EXERCISE GOAL
Produce a word-for-word copy of the listing below without its pictures.

--- DATA ---

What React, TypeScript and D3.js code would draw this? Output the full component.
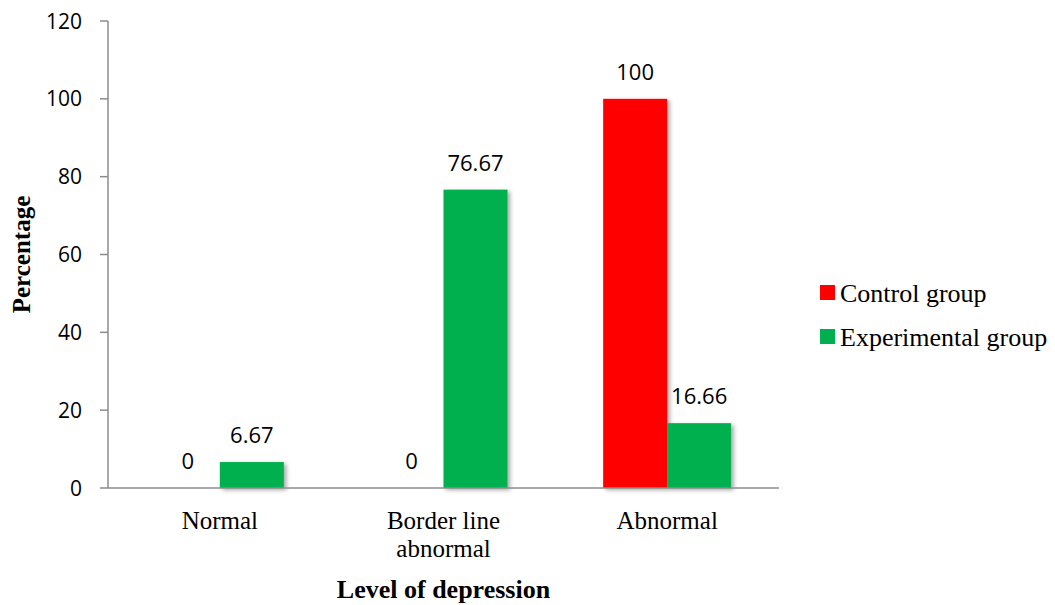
import React from "react";
import * as d3 from "d3";

const categories: string[][] = [["Normal"], ["Border line", "abnormal"], ["Abnormal"]];
const seriesNames = ["Control group", "Experimental group"];
const seriesColors = ["#FF0000", "#00B050"];
const controlValues = [0, 0, 100];
const experimentalValues = [6.67, 76.67, 16.66];
const yTicks = [0, 20, 40, 60, 80, 100, 120];

const W = 1055;
const H = 605;
const margin = { left: 108, right: 276, top: 21, bottom: 117 };

export default function App() {
  const x = d3
    .scaleBand<number>()
    .domain(d3.range(categories.length))
    .range([margin.left, W - margin.right])
    .paddingInner(0)
    .paddingOuter(0);
  const y = d3.scaleLinear().domain([0, 120]).range([H - margin.bottom, margin.top]);
  const barW = 64;
  const series = [controlValues, experimentalValues];

  const numFont = "'Open Sans', sans-serif";
  const serif = "'Liberation Serif', 'Times New Roman', serif";
  const axisColor = "#8c8c8c";

  return (
    <svg
      width={W}
      height={H}
      style={{ position: "absolute", left: 0, top: 0, display: "block", background: "#fff" }}
    >
      <defs>
        <filter id="barShadow" x="-20%" y="-20%" width="150%" height="150%">
          <feDropShadow dx="2.5" dy="2" stdDeviation="2" floodColor="#000" floodOpacity="0.35" />
        </filter>
      </defs>

      {/* bars */}
      {series.map((vals, si) =>
        vals.map((v, ci) => {
          const cx = (x(ci) as number) + x.bandwidth() / 2;
          const bx = cx - barW + si * barW;
          if (v <= 0) return null;
          return (
            <rect
              key={`b-${si}-${ci}`}
              x={bx}
              y={y(v)}
              width={barW}
              height={y(0) - y(v)}
              fill={seriesColors[si]}
              filter="url(#barShadow)"
            />
          );
        })
      )}

      {/* value labels */}
      {series.map((vals, si) =>
        vals.map((v, ci) => {
          const cx = (x(ci) as number) + x.bandwidth() / 2;
          const lx = cx - barW / 2 + si * barW;
          return (
            <text
              key={`l-${si}-${ci}`}
              x={lx}
              y={y(v) - 19}
              textAnchor="middle"
              fontFamily={numFont}
              fontSize={22}
              fill="#000"
            >
              {String(v)}
            </text>
          );
        })
      )}

      {/* y axis */}
      <line x1={margin.left} x2={margin.left} y1={y(120)} y2={y(0)} stroke={axisColor} strokeWidth={1.5} />
      {yTicks.map((t) => (
        <g key={`t-${t}`}>
          <line x1={margin.left - 8} x2={margin.left} y1={y(t)} y2={y(t)} stroke={axisColor} strokeWidth={1.5} />
          <text
            x={margin.left - 26}
            y={y(t)}
            dy="0.36em"
            textAnchor="end"
            fontFamily={numFont}
            fontSize={21}
            fill="#000"
          >
            {t}
          </text>
        </g>
      ))}

      {/* x axis */}
      <line x1={margin.left} x2={W - margin.right} y1={y(0)} y2={y(0)} stroke={axisColor} strokeWidth={1.5} />
      {categories.map((lines, ci) => {
        const cx = (x(ci) as number) + x.bandwidth() / 2;
        return (
          <text key={`c-${ci}`} textAnchor="middle" fontFamily={serif} fontSize={25} fill="#000">
            {lines.map((ln, li) => (
              <tspan key={li} x={cx} y={529 + li * 28}>
                {ln}
              </tspan>
            ))}
          </text>
        );
      })}

      {/* axis titles */}
      <text
        x={(margin.left + W - margin.right) / 2}
        y={598}
        textAnchor="middle"
        fontFamily={serif}
        fontWeight="bold"
        fontSize={26}
        fill="#000"
      >
        Level of depression
      </text>
      <text
        transform={`translate(30, ${(y(0) + y(120)) / 2}) rotate(-90)`}
        textAnchor="middle"
        fontFamily={serif}
        fontWeight="bold"
        fontSize={25}
        fill="#000"
      >
        Percentage
      </text>

      {/* legend */}
      {seriesNames.map((name, i) => (
        <g key={`lg-${i}`} transform={`translate(820, ${293 + i * 44})`}>
          <rect x={0} y={-8} width={15} height={15} fill={seriesColors[i]} />
          <text x={20} y={9} fontFamily={serif} fontSize={26} fill="#000">
            {name}
          </text>
        </g>
      ))}
    </svg>
  );
}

---

OUTPUT FOR THIS EXERCISE
What React, TypeScript and D3.js code would draw this? Output the full component.
import React from "react";
import * as d3 from "d3";

const categories: string[][] = [["Normal"], ["Border line", "abnormal"], ["Abnormal"]];
const seriesNames = ["Control group", "Experimental group"];
const seriesColors = ["#FF0000", "#00B050"];
const controlValues = [0, 0, 100];
const experimentalValues = [6.67, 76.67, 16.66];
const yTicks = [0, 20, 40, 60, 80, 100, 120];

const W = 1055;
const H = 605;
const margin = { left: 108, right: 276, top: 21, bottom: 117 };

export default function App() {
  const x = d3
    .scaleBand<number>()
    .domain(d3.range(categories.length))
    .range([margin.left, W - margin.right])
    .paddingInner(0)
    .paddingOuter(0);
  const y = d3.scaleLinear().domain([0, 120]).range([H - margin.bottom, margin.top]);
  const barW = 64;
  const series = [controlValues, experimentalValues];

  const numFont = "'Open Sans', sans-serif";
  const serif = "'Liberation Serif', 'Times New Roman', serif";
  const axisColor = "#8c8c8c";

  return (
    <svg
      width={W}
      height={H}
      style={{ position: "absolute", left: 0, top: 0, display: "block", background: "#fff" }}
    >
      <defs>
        <filter id="barShadow" x="-20%" y="-20%" width="150%" height="150%">
          <feDropShadow dx="2.5" dy="2" stdDeviation="2" floodColor="#000" floodOpacity="0.35" />
        </filter>
      </defs>

      {/* bars */}
      {series.map((vals, si) =>
        vals.map((v, ci) => {
          const cx = (x(ci) as number) + x.bandwidth() / 2;
          const bx = cx - barW + si * barW;
          if (v <= 0) return null;
          return (
            <rect
              key={`b-${si}-${ci}`}
              x={bx}
              y={y(v)}
              width={barW}
              height={y(0) - y(v)}
              fill={seriesColors[si]}
              filter="url(#barShadow)"
            />
          );
        })
      )}

      {/* value labels */}
      {series.map((vals, si) =>
        vals.map((v, ci) => {
          const cx = (x(ci) as number) + x.bandwidth() / 2;
          const lx = cx - barW / 2 + si * barW;
          return (
            <text
              key={`l-${si}-${ci}`}
              x={lx}
              y={y(v) - 19}
              textAnchor="middle"
              fontFamily={numFont}
              fontSize={22}
              fill="#000"
            >
              {String(v)}
            </text>
          );
        })
      )}

      {/* y axis */}
      <line x1={margin.left} x2={margin.left} y1={y(120)} y2={y(0)} stroke={axisColor} strokeWidth={1.5} />
      {yTicks.map((t) => (
        <g key={`t-${t}`}>
          <line x1={margin.left - 8} x2={margin.left} y1={y(t)} y2={y(t)} stroke={axisColor} strokeWidth={1.5} />
          <text
            x={margin.left - 26}
            y={y(t)}
            dy="0.36em"
            textAnchor="end"
            fontFamily={numFont}
            fontSize={21}
            fill="#000"
          >
            {t}
          </text>
        </g>
      ))}

      {/* x axis */}
      <line x1={margin.left} x2={W - margin.right} y1={y(0)} y2={y(0)} stroke={axisColor} strokeWidth={1.5} />
      {categories.map((lines, ci) => {
        const cx = (x(ci) as number) + x.bandwidth() / 2;
        return (
          <text key={`c-${ci}`} textAnchor="middle" fontFamily={serif} fontSize={25} fill="#000">
            {lines.map((ln, li) => (
              <tspan key={li} x={cx} y={529 + li * 28}>
                {ln}
              </tspan>
            ))}
          </text>
        );
      })}

      {/* axis titles */}
      <text
        x={(margin.left + W - margin.right) / 2}
        y={598}
        textAnchor="middle"
        fontFamily={serif}
        fontWeight="bold"
        fontSize={26}
        fill="#000"
      >
        Level of depression
      </text>
      <text
        transform={`translate(30, ${(y(0) + y(120)) / 2}) rotate(-90)`}
        textAnchor="middle"
        fontFamily={serif}
        fontWeight="bold"
        fontSize={25}
        fill="#000"
      >
        Percentage
      </text>

      {/* legend */}
      {seriesNames.map((name, i) => (
        <g key={`lg-${i}`} transform={`translate(820, ${293 + i * 44})`}>
          <rect x={0} y={-8} width={15} height={15} fill={seriesColors[i]} />
          <text x={20} y={9} fontFamily={serif} fontSize={26} fill="#000">
            {name}
          </text>
        </g>
      ))}
    </svg>
  );
}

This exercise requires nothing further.